The reply might be that 'needs' refers to only those 'wants' that extend human life. This doesn't solve the problem either. Imagine that ten years from now a drug is created that doubles human life expectancy. Is this drug a 'human need'? If so, it must be the case that human needs have never been satisfied before the creation of this drug (but of course the same applies to the improved version of the drug that will be created further into the future, and so on--'human needs' will never be met, so we needn't talk about them). On the other hand, if this drug is not a 'human need' (but food and water are), why not?

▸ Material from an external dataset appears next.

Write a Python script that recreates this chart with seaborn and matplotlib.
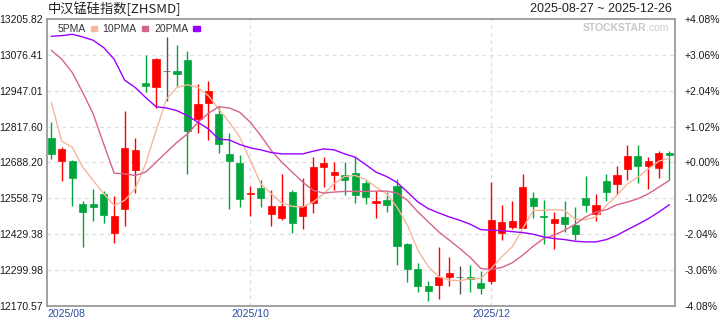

These problems all go away when we remove the artificial distinction between needs and wants. What we call 'needs' are really 'wants' that _most_ people value very highly (eg. the extension of life, and indirectly food, water and shelter as proxies for that). There are no 'human needs', and markets are the best system we know of for satisfying subjective 'wants'.

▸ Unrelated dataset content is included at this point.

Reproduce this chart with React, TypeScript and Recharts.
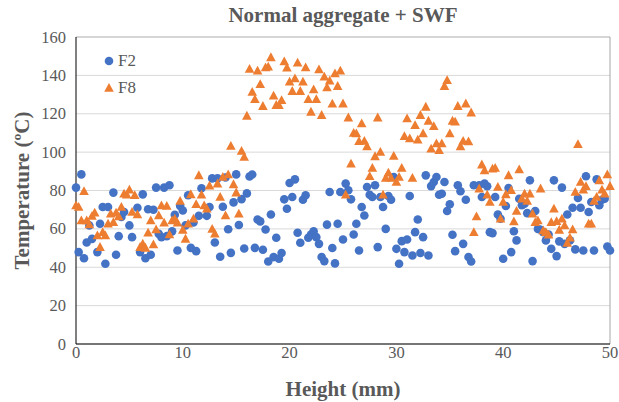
import { ScatterChart, Scatter, XAxis, YAxis, CartesianGrid, ReferenceLine } from 'recharts';

// F2 readings: height (mm) / temperature (ºC)
const f2Height = [
  0, 0.25, 0.5, 0.75, 1, 1.25, 1.5, 2, 2.25, 2.5, 2.75, 3, 3.5, 3.75, 4, 4.25, 4.5, 5, 5.25, 5.75,
  6, 6.25, 6.5, 6.75, 7, 7.25, 7.5, 7.75, 8, 8.25, 8.5, 8.75, 9, 9.25, 9.5, 9.75, 10, 10.25, 10.5, 10.75,
  11, 11.25, 11.5, 11.75, 12.25, 12.5, 12.75, 13, 13.25, 13.5, 13.75, 14, 14.25, 14.5, 14.75, 15, 15.25, 15.5, 15.75, 16,
  16.25, 16.5, 16.75, 17, 17.25, 17.5, 17.75, 18, 18.25, 18.5, 18.75, 19, 19.25, 19.5, 19.75, 20, 20.25, 20.5, 20.75, 21,
  21.25, 21.5, 21.75, 22, 22.25, 22.5, 22.75, 23, 23.25, 23.5, 23.75, 24, 24.25, 24.5, 24.75, 25, 25.25, 25.5, 25.75, 26,
  26.25, 26.5, 26.75, 27, 27.25, 27.5, 27.75, 28, 28.25, 28.5, 28.75, 29, 29.25, 29.5, 29.75, 30, 30.25, 30.5, 30.75, 31,
  31.25, 31.5, 31.75, 32, 32.25, 32.5, 32.75, 33, 33.25, 33.5, 33.75, 34, 34.25, 34.5, 34.75, 35, 35.25, 35.5, 35.75, 36,
  36.25, 36.5, 36.75, 37, 37.25, 37.75, 38, 38.25, 38.5, 38.75, 39, 39.25, 39.5, 39.75, 40, 40.25, 40.5, 40.75, 41, 41.25,
  41.5, 41.75, 42, 42.25, 42.5, 42.75, 43, 43.25, 43.5, 43.75, 44, 44.25, 44.5, 44.75, 45, 45.25, 45.5, 45.75, 46, 46.25,
  46.5, 46.75, 47, 47.25, 47.5, 47.75, 48, 48.25, 48.5, 48.75, 49, 49.25, 49.5, 49.75, 50,
];
const f2Temp = [
  81.5, 47.9, 88.4, 44.7, 52.9, 61.8, 54.8, 47.9, 62.7, 71.4, 41.8, 71.4, 78.9, 46.5, 56.2, 66.2, 68.8, 61.8, 55.7, 71,
  47.9, 78, 44.7, 70.2, 46.5, 70, 81.5, 57.4, 55.7, 81.5, 56.2, 82.7, 58.7, 67.4, 48.7, 72, 69.6, 61.8, 77.5, 50.1,
  63.3, 48.4, 66.8, 81.2, 66.8, 71.4, 86.3, 52.9, 86.3, 45.5, 71.5, 86.8, 59.8, 47.5, 73.8, 88.4, 62, 75.5, 49.8, 78.5,
  87.3, 88.3, 50.1, 64.9, 63.9, 49.1, 59.7, 43, 67.5, 45.3, 55.4, 44.4, 47.4, 75.4, 70.5, 83.9, 76.6, 85.8, 58, 52.8,
  75.2, 77.5, 55.4, 57, 58.7, 55.7, 52.2, 45.3, 43.2, 62.2, 79.2, 50, 42, 62.7, 79.2, 54.5, 83.6, 80.1, 75.4, 57.1,
  62.7, 48.7, 71.4, 67, 81.8, 77.8, 76.6, 82.7, 50.5, 76.6, 71.4, 60, 77.1, 75.2, 87, 49.6, 41.8, 53.6, 47.9, 54.5,
  77.1, 46.1, 58.3, 64.9, 47.4, 55.7, 87.9, 46.1, 82.3, 84.4, 87, 77.8, 78.3, 84.4, 69.3, 72.8, 56.9, 48.4, 82.7, 79.6,
  52.2, 75.2, 45.3, 43, 82.7, 82.7, 76.6, 83.6, 82.2, 58.3, 57.8, 76.6, 67.5, 65.3, 44.4, 71.9, 81.3, 47.9, 58.8, 54,
  75.7, 72.3, 73.1, 68.2, 85.3, 43.2, 69.3, 60, 59.5, 58.3, 54, 57.1, 49.6, 85.3, 45.8, 53.5, 81.5, 52.2, 67.5, 54,
  71, 49.3, 76.1, 71, 48.7, 87.4, 68.8, 74, 48.7, 85.8, 72.3, 75.2, 75.7, 50.8, 48.7,
];

// F8 readings: height (mm) / temperature (ºC)
const f8Height = [
  0, 0.25, 0.5, 0.75, 1, 1.25, 1.5, 1.75, 2, 2.25, 2.5, 2.75, 3, 3.25, 3.5, 3.75, 4, 4.25, 4.5, 4.75,
  5, 5.25, 5.5, 5.75, 6, 6.25, 6.5, 6.75, 7, 7.25, 7.5, 7.75, 8, 8.25, 8.5, 8.75, 9, 9.25, 9.5, 9.75,
  10, 10.25, 10.5, 10.75, 11, 11.25, 11.5, 11.75, 12, 12.25, 12.5, 12.75, 13, 13.25, 13.5, 13.75, 14, 14.25, 14.5, 14.75,
  15, 15.25, 15.5, 15.75, 16, 16.25, 16.5, 16.75, 17, 17.25, 17.5, 17.75, 18, 18.25, 18.5, 18.75, 19, 19.25, 19.5, 19.75,
  20, 20.25, 20.5, 20.75, 21, 21.25, 21.5, 21.75, 22, 22.25, 22.5, 22.75, 23, 23.25, 23.5, 23.75, 24, 24.25, 24.5, 24.75,
  25, 25.25, 25.5, 25.75, 26, 26.25, 26.5, 26.75, 27, 27.25, 27.5, 27.75, 28, 28.25, 28.5, 28.75, 29, 29.25, 29.5, 29.75,
  30, 30.25, 30.5, 30.75, 31, 31.25, 31.5, 31.75, 32, 32.25, 32.5, 32.75, 33, 33.25, 33.5, 33.75, 34, 34.25, 34.5, 34.75,
  35, 35.25, 35.5, 35.75, 36, 36.25, 36.5, 36.75, 37, 37.25, 37.5, 37.75, 38, 38.25, 38.5, 38.75, 39, 39.25, 39.5, 39.75,
  40, 40.25, 40.5, 40.75, 41, 41.25, 41.5, 41.75, 42, 42.25, 42.5, 42.75, 43, 43.25, 43.5, 43.75, 44, 44.25, 44.5, 44.75,
  45, 45.25, 45.5, 45.75, 46, 46.25, 46.5, 46.75, 47, 47.25, 47.5, 47.75, 48, 48.25, 48.5, 48.75, 49, 49.25, 49.5, 49.75,
  50,
];
const f8Temp = [
  72.2, 71.4, 64.4, 79.6, 64.4, 62.3, 66.7, 68.4, 56.6, 50.5, 58.3, 56.6, 62.7, 67.9, 63.5, 68.4, 66.5, 71.4, 78.3, 77.8,
  80.4, 68.8, 77.5, 67.5, 50.5, 52.2, 50.1, 58, 64.4, 51.9, 59.7, 67, 72.2, 63.2, 71.9, 57.1, 64.4, 65.3, 63.2, 74.5,
  59.5, 54.8, 62.7, 78, 65.3, 72.8, 87.9, 77.8, 72.2, 70.5, 82.5, 60, 57.5, 83.6, 76.6, 87, 67, 88.4, 103.2, 83.2,
  78.9, 67.9, 100.6, 97.5, 118.9, 143.3, 131.4, 127.6, 142.4, 135.4, 124, 144.1, 144.5, 149.4, 129.4, 124.5, 124.5, 127.1, 147.2, 144,
  136.7, 131.8, 138.4, 146.6, 131.8, 136.7, 144.1, 127.6, 121, 132.7, 127.6, 143.1, 119.3, 139.3, 133.7, 137.2, 125.2, 141, 134.4, 142.4,
  125.3, 77.8, 118, 94, 110, 109.7, 105.7, 114.9, 105.8, 103, 87.4, 91.7, 97.8, 118, 100.1, 77.8, 86.5, 89.3, 86.5, 98,
  84.4, 87, 91.7, 108.3, 117.5, 107.1, 86.5, 114, 106.5, 119.3, 109.7, 123.6, 116.3, 101.8, 113.5, 104.5, 101, 104.5, 134.4, 137.5,
  109.7, 116.3, 115.8, 124, 103, 105.8, 125.3, 105.5, 120.6, 58.3, 66.5, 81, 93.5, 90.5, 77.8, 74, 91.4, 91.7, 81.8, 65.3,
  74, 78, 87.9, 80.1, 63.9, 69.3, 91, 75.7, 78.3, 74.5, 78.3, 67.9, 63.5, 64.4, 81, 59.2, 58.3, 56.9, 63.5, 70.5,
  64, 59.5, 65.3, 61.8, 52.6, 55.4, 59.7, 79.2, 104.1, 84.4, 80.4, 82.2, 62.7, 62.7, 74.5, 76.6, 85.3, 80.4, 78.3, 88.4,
  82.3,
];

const xTicks = [0, 10, 20, 30, 40, 50];
const yTicks = [0, 20, 40, 60, 80, 100, 120, 140, 160];

const BLUE = '#4472C4';
const ORANGE = '#ED7D31';
const TEXT = '#595959';
const FONT = '"Liberation Serif", "Times New Roman", serif';

const f2Data = f2Height.map((h, i) => ({ h, t: f2Temp[i] }));
const f8Data = f8Height.map((h, i) => ({ h, t: f8Temp[i] }));

const Dot = (props: any) => <circle cx={props.cx} cy={props.cy} r={4.3} fill={BLUE} />;
const Tri = (props: any) => {
  const { cx, cy } = props;
  return <polygon points={`${cx},${cy - 5} ${cx + 4.8},${cy + 3.8} ${cx - 4.8},${cy + 3.8}`} fill={ORANGE} />;
};

const XTick = (props: any) => (
  <text x={props.x} y={props.y} dy={14} textAnchor="middle" fontFamily={FONT} fontSize={16.5} fill={TEXT}>
    {props.payload.value}
  </text>
);
const YTick = (props: any) => (
  <text x={props.x} y={props.y} dy={5.5} textAnchor="end" fontFamily={FONT} fontSize={16.5} fill={TEXT}>
    {props.payload.value}
  </text>
);

export default function App() {
  return (
    <div style={{ position: 'relative', width: 619, height: 402, background: '#fff', fontFamily: FONT }}>
      <style>{`body{margin:0}`}</style>
      <div style={{ position: 'absolute', left: 76, width: 534, top: 3, textAlign: 'center', fontSize: 21, fontWeight: 'bold', color: TEXT }}>
        Normal aggregate + SWF
      </div>
      <div style={{ position: 'absolute', left: 103, top: 47, fontFamily: FONT, fontSize: 17, color: TEXT, lineHeight: '27px', zIndex: 2 }}>
        <div style={{ display: 'flex', alignItems: 'center' }}>
          <svg width={12} height={12} style={{ marginRight: 3 }}><circle cx={6} cy={6} r={4.3} fill={BLUE} /></svg>F2
        </div>
        <div style={{ display: 'flex', alignItems: 'center' }}>
          <svg width={12} height={12} style={{ marginRight: 3 }}><polygon points="6,1 10.8,9.8 1.2,9.8" fill={ORANGE} /></svg>F8
        </div>
      </div>
      <ScatterChart width={619} height={402} margin={{ top: 37, right: 9, bottom: 0, left: 0 }}>
        <CartesianGrid horizontal vertical={false} stroke="#D9D9D9" />
        <XAxis
          type="number"
          dataKey="h"
          domain={[0, 50]}
          ticks={xTicks}
          height={58}
          tickLine={false}
          tickSize={0}
          tickMargin={0}
          axisLine={{ stroke: '#000' }}
          tick={<XTick />}
          label={{ value: 'Height (mm)', position: 'insideBottom', offset: 6, style: { fontFamily: FONT, fontSize: 21, fontWeight: 'bold', fill: TEXT } }}
        />
        <YAxis
          type="number"
          dataKey="t"
          domain={[0, 160]}
          ticks={yTicks}
          width={76}
          tickLine={false}
          tickSize={9}
          tickMargin={1}
          axisLine={{ stroke: '#000' }}
          tick={<YTick />}
          label={{ value: 'Temperature (ºC)', angle: -90, position: 'insideLeft', offset: 22, style: { textAnchor: 'middle', fontFamily: FONT, fontSize: 21, fontWeight: 'bold', fill: TEXT } }}
        />
        <ReferenceLine y={160} stroke="#BFBFBF" />
        <ReferenceLine x={50} stroke="#A6A6A6" />
        <Scatter name="F2" data={f2Data} shape={Dot} isAnimationActive={false} />
        <Scatter name="F8" data={f8Data} shape={Tri} isAnimationActive={false} />
      </ScatterChart>
    </div>
  );
}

"libertarians are anti coercion, not anti-park bench."
Don't know, we'll see. It is difficult to trust anyone anymore. At any rate, I'm not an expert on anything but futurism, which is a racket like everything outside of pure science; we will see if libertarians are in fact serious. It isn't paranoid to assume, though, that many libertarians-- lets conservatively estimate the the number at 40 percent-- want the state to help their people, if not themselves. So here is a question: if 40 percent of Communists (real Commies, not goo goo commies) are kill-crazy and do not really want to free laborers, then what do you think of Communism?: not a whole lot. Libertarians at this time do not convince me personally at all- esp. of their comprehensive sincerity. All matters are basically matters of life & death, which is why people play for keeps. Anyone who wants excessive power is my enemy, and if they hide behind diplomatic public relations plus other subterfuges then that goes double.
It has been a long game-- but the game is over. There are not enough people to con anymore to make it worthwhile, IMO. But go ahead, try. Just please: no injured innocence. No "poor little innocent libertarian who wouldn't hurt a fly."
If someone needs others to con they can as a last resort choose family members as victims, kin are captive audiences.